Aim of the task — Retype the opening lines of the data exactly, stopping after the line that contains "const legendRows = [343, 380, 415];". Skip every picture.
════════════════════
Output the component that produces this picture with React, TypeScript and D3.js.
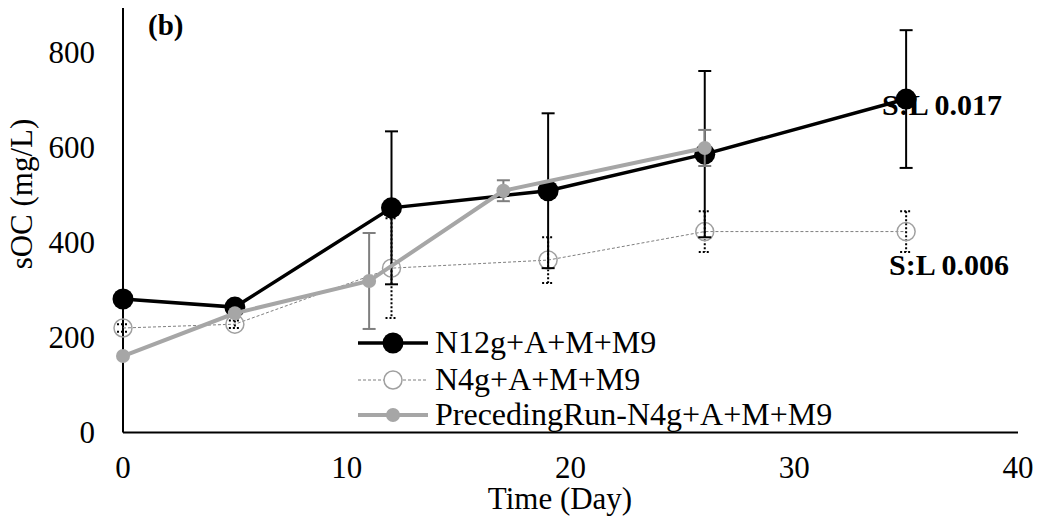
import React from "react";
import * as d3 from "d3";

const xTicks = [0, 10, 20, 30, 40];
const yTicks = [0, 200, 400, 600, 800];

const n12Days = [0, 5, 12, 19, 26, 35];
const n12Values = [281, 264, 473, 509, 586, 702];
const n12Err = [11, 9, 161, 163, 175, 145];

const n4Days = [0, 5, 12, 19, 26, 35];
const n4Values = [220, 228, 346, 363, 423, 423];
const n4Err = [8, 8, 105, 48, 43, 43];

const precDays = [0, 5, 11, 17, 26];
const precValues = [161, 251, 319, 509, 599];
const precErr = [0, 0, 101, 22, 38];

const legendLabels = ["N12g+A+M+M9", "N4g+A+M+M9", "PrecedingRun-N4g+A+M+M9"];

const FONT = "'Liberation Serif', 'Times New Roman', serif";

export default function App() {
  const x = d3.scaleLinear().domain([0, 40]).range([123, 1018]);
  const y = d3.scaleLinear().domain([0, 800]).range([432.5, 52.5]);
  const yTop = 8;

  const mk = (days: number[], vals: number[]) => days.map((d, i) => [d, vals[i]] as [number, number]);
  const line = d3.line<[number, number]>().x((d) => x(d[0])).y((d) => y(d[1]));

  const s1 = mk(n12Days, n12Values);
  const s2 = mk(n4Days, n4Values);
  const s3 = mk(precDays, precValues);

  const errBars = (days: number[], vals: number[], errs: number[], color: string, width: number, dash: string | undefined, cap: number, key: string) =>
    days.map((d, i) => {
      if (!errs[i]) return null;
      const cx = x(d);
      const y1 = y(vals[i] + errs[i]);
      const y2 = y(vals[i] - errs[i]);
      return (
        <g key={key + i} stroke={color} strokeWidth={width} strokeDasharray={dash} fill="none">
          <line x1={cx} x2={cx} y1={y1} y2={y2} />
          <line x1={cx - cap} x2={cx + cap} y1={y1} y2={y1} />
          <line x1={cx - cap} x2={cx + cap} y1={y2} y2={y2} />
        </g>
      );
    });

  const legendRows = [343, 380, 415];

  return (
    <svg width={1041} height={518} style={{ position: "absolute", left: 0, top: 0, background: "#fff" }} fontFamily={FONT}>
      <rect x={0} y={0} width={1041} height={518} fill="#fff" />
      {/* axes */}
      <line x1={x(0)} x2={x(0)} y1={yTop} y2={y(0)} stroke="#000" strokeWidth={2} />
      <line x1={x(0)} x2={x(40)} y1={y(0)} y2={y(0)} stroke="#000" strokeWidth={2} />
      {yTicks.map((t) => (
        <text key={"yt" + t} x={95} y={y(t)} dy="0.35em" textAnchor="end" fontSize={31} fill="#000">
          {t}
        </text>
      ))}
      {xTicks.map((t) => (
        <text key={"xt" + t} x={x(t)} y={478} textAnchor="middle" fontSize={31} fill="#000">
          {t}
        </text>
      ))}
      <text x={560} y={509} textAnchor="middle" fontSize={31} fill="#000">
        Time (Day)
      </text>
      <text transform="translate(32,194) rotate(-90)" textAnchor="middle" fontSize={31} fill="#000">
        sOC (mg/L)
      </text>
      <text x={148} y={35} fontSize={29} fontWeight="bold" fill="#000">
        (b)
      </text>

      {/* series 2: N4g dotted */}
      <path d={line(s2) || ""} fill="none" stroke="#7f7f7f" strokeWidth={1} strokeDasharray="3 2" />
      {errBars(n4Days, n4Values, n4Err, "#000", 2, "2 2", 6, "e2")}
      {s2.map((p, i) => (
        <circle key={"c2" + i} cx={x(p[0])} cy={y(p[1])} r={9} fill="none" stroke="#a0a0a0" strokeWidth={1.5} />
      ))}

      {/* series 1: N12g black */}
      {errBars(n12Days, n12Values, n12Err, "#000", 2, undefined, 6.5, "e1")}
      <path d={line(s1) || ""} fill="none" stroke="#000" strokeWidth={3.5} />
      {s1.map((p, i) => (
        <circle key={"c1" + i} cx={x(p[0])} cy={y(p[1])} r={10.5} fill="#000" />
      ))}

      {/* series 3: preceding run grey */}
      {errBars(precDays, precValues, precErr, "#7f7f7f", 2, undefined, 6.5, "e3")}
      <path d={line(s3) || ""} fill="none" stroke="#a6a6a6" strokeWidth={4} />
      {s3.map((p, i) => (
        <circle key={"c3" + i} cx={x(p[0])} cy={y(p[1])} r={7} fill="#a6a6a6" />
      ))}

      {/* annotations */}
      <text x={882} y={115} fontSize={30} fontWeight="bold" fill="#000">
        S:L 0.017
      </text>
      <text x={889} y={275} fontSize={30} fontWeight="bold" fill="#000">
        S:L 0.006
      </text>

      {/* legend */}
      <g>
        <line x1={358} x2={428} y1={legendRows[0]} y2={legendRows[0]} stroke="#000" strokeWidth={3.5} />
        <circle cx={393} cy={legendRows[0]} r={10.5} fill="#000" />
        <line x1={358} x2={428} y1={legendRows[1]} y2={legendRows[1]} stroke="#7f7f7f" strokeWidth={1} strokeDasharray="3 2" />
        <circle cx={393} cy={legendRows[1]} r={9} fill="#fff" stroke="#a0a0a0" strokeWidth={1.5} />
        <line x1={358} x2={428} y1={legendRows[2]} y2={legendRows[2]} stroke="#a6a6a6" strokeWidth={4} />
        <circle cx={393} cy={legendRows[2]} r={7} fill="#a6a6a6" />
        {legendLabels.map((l, i) => (
          <text key={"lg" + i} x={435} y={legendRows[i] + 10} fontSize={32} fill="#000">
            {l}
          </text>
        ))}
      </g>
    </svg>
  );
}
════════════════════
Written response —
Output the component that produces this picture with React, TypeScript and D3.js.
import React from "react";
import * as d3 from "d3";

const xTicks = [0, 10, 20, 30, 40];
const yTicks = [0, 200, 400, 600, 800];

const n12Days = [0, 5, 12, 19, 26, 35];
const n12Values = [281, 264, 473, 509, 586, 702];
const n12Err = [11, 9, 161, 163, 175, 145];

const n4Days = [0, 5, 12, 19, 26, 35];
const n4Values = [220, 228, 346, 363, 423, 423];
const n4Err = [8, 8, 105, 48, 43, 43];

const precDays = [0, 5, 11, 17, 26];
const precValues = [161, 251, 319, 509, 599];
const precErr = [0, 0, 101, 22, 38];

const legendLabels = ["N12g+A+M+M9", "N4g+A+M+M9", "PrecedingRun-N4g+A+M+M9"];

const FONT = "'Liberation Serif', 'Times New Roman', serif";

export default function App() {
  const x = d3.scaleLinear().domain([0, 40]).range([123, 1018]);
  const y = d3.scaleLinear().domain([0, 800]).range([432.5, 52.5]);
  const yTop = 8;

  const mk = (days: number[], vals: number[]) => days.map((d, i) => [d, vals[i]] as [number, number]);
  const line = d3.line<[number, number]>().x((d) => x(d[0])).y((d) => y(d[1]));

  const s1 = mk(n12Days, n12Values);
  const s2 = mk(n4Days, n4Values);
  const s3 = mk(precDays, precValues);

  const errBars = (days: number[], vals: number[], errs: number[], color: string, width: number, dash: string | undefined, cap: number, key: string) =>
    days.map((d, i) => {
      if (!errs[i]) return null;
      const cx = x(d);
      const y1 = y(vals[i] + errs[i]);
      const y2 = y(vals[i] - errs[i]);
      return (
        <g key={key + i} stroke={color} strokeWidth={width} strokeDasharray={dash} fill="none">
          <line x1={cx} x2={cx} y1={y1} y2={y2} />
          <line x1={cx - cap} x2={cx + cap} y1={y1} y2={y1} />
          <line x1={cx - cap} x2={cx + cap} y1={y2} y2={y2} />
        </g>
      );
    });

  const legendRows = [343, 380, 415];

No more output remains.